First, you aren’t using any more gas. You stated how much gas you used per trip before the work, but not after. It could be that a speed sensor has malfunctioned causing a false mileage on the odometer, throwing off your mileage calculations.

Second, you are using significantly more gas because someone cracked a fuel line and you have a leak. This would be a pinhole leak, the stream of lost gas here would be thinner than a horse hair so you might not have noticed it.


#12

NO WAY.

IMPOSSIBLE.

NEVER HAPPEN.

BUY SOMETHING YOU CAN AFFORD.

NOPE.

NOT IN A MILLION YEARS.

YOU ARE THE PEOPLE THAT WASTE MY TIME,AND I AM PAID BY TIME.

WHAT?

HUH UG.

UGGGGGGGGG!

HAVE A GREAT EVE!


#13

As a professional mechanical engineer, you should be able to figure out that the effect tires have on fuel economy is pretty low. If you spend some time googling, you’ll come across several papers that indicate that tires contribute less than 20% of the fuel consumed- and that’s in total, changes would be smaller - so a vehicle experiencing a 50% hit has to have other problems.

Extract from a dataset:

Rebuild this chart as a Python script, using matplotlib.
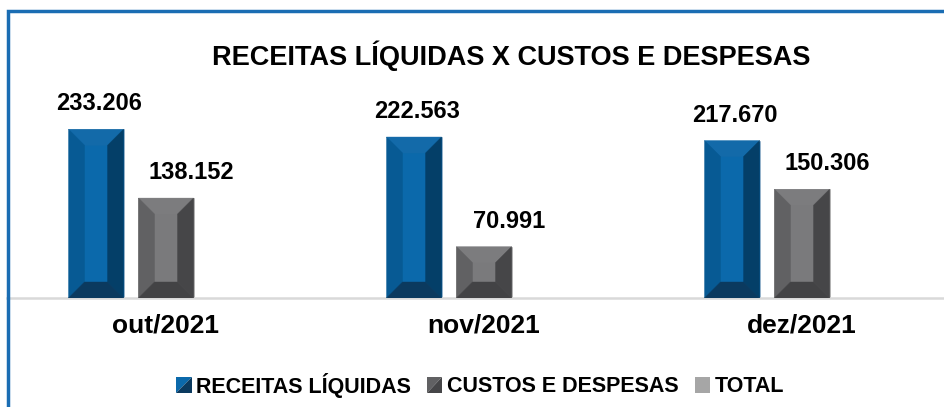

By all means check the alignment. But from experience (I’m a tire engineer and retired hobbyist racecar driver), toe in is the biggest contributor to alignment induced drag - and that’s easy enough to check with string snd a tape measure.

And the best advice I can give you is: Be sure you have the “Before” and “After” test conditions as close to the same as possible. Failure to do so will result in your spending a lot of time chasing a “red herring”.